As promised in part 1, I’m back with a short blog about our five key technology predictions for the UK public sector this year.
The pandemic forced the public sector’s IT Ops teams to react quickly, focus on services to citizens, and implement new metrics to track changes. These are features of DevOps, the cultural approach to IT delivery that combines people, practices and tools to accelerate the development and delivery of digital services. So far, DevOps adoption has been slower in public organisations, due to technology and process legacies. This year we expect standard IT operations to embrace the fluidity and nimbleness of DevOps, as it will help public sector organisations to modernise their IT processes and culture.
In 2020, the shift to remote working has led to the dissolution of the traditional organisation perimeter and opened new avenues for cyberthreats, expanding the attack surface. In this context, we expect the Zero Trust security model to gain prominence within Government. If you missed them, Splunk already provided ideas on how to embrace Zero Trust security principles in Government.
Given the realities of the pandemic and the overall focus on resilience in the public sector, we expect Zero Trust to be a leading IT security initiative in the public sector through 2021 and beyond.
Ransomware attacks increased in frequency, sophistication and impact in 2020, and the availability of out-of-the-box ransomware kits now increases the number of malefactors. The targets range from private companies to critical national infrastructure. In the UK, the NCSC said that in 2020 it had handled more than three times as many ransomware incidents as in the previous year. It also alerted about an increased number of ransomware attacks affecting education establishments in the UK, including schools, colleges and universities.
Unfortunately, this trend won’t stop in 2021 and public organisations will face an increasing pressure to protect themselves against ransomware.
Edge computing is about moving information processing out of centralised data centers to the “edge” of the network, where the data originates, and actions are taken.
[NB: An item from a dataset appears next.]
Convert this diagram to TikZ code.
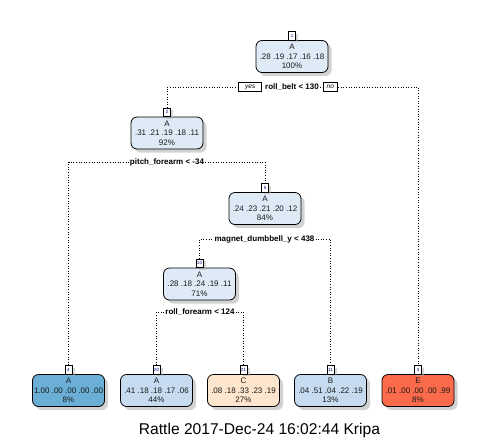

In parts of the public sector, this could open significant opportunities and benefits.
This could be particularly true in defence, for example on a military platform or for a forward HQ. Getting data and immediate insights from a platform with reduced capacity, isolated from the main operating environment, could be really advantageous for the Ministry of Defence.
We know that there are many potential use cases for AI in the public sector, but these need to be balanced with privacy, legal, ethical, fairness and safety considerations.
Last year Splunk partnered with the World Economic Forum (WEF) and UK Office of AI to produce a practical guide to unlock public-sector adoption of AI through government procurement, with a focus on innovation, efficiency and AI ethics. The UK Government was the first to pilot these Guidelines across several departments and use them to develop the UK Guidelines for AI procurement.
In 2021 we expect AI/ML to make new strides in the public sector, in well-known use cases (fraud detection, answering citizens’ queries, anomaly detection in cyber defence) but perhaps in new exciting areas post COVID such as data driven government.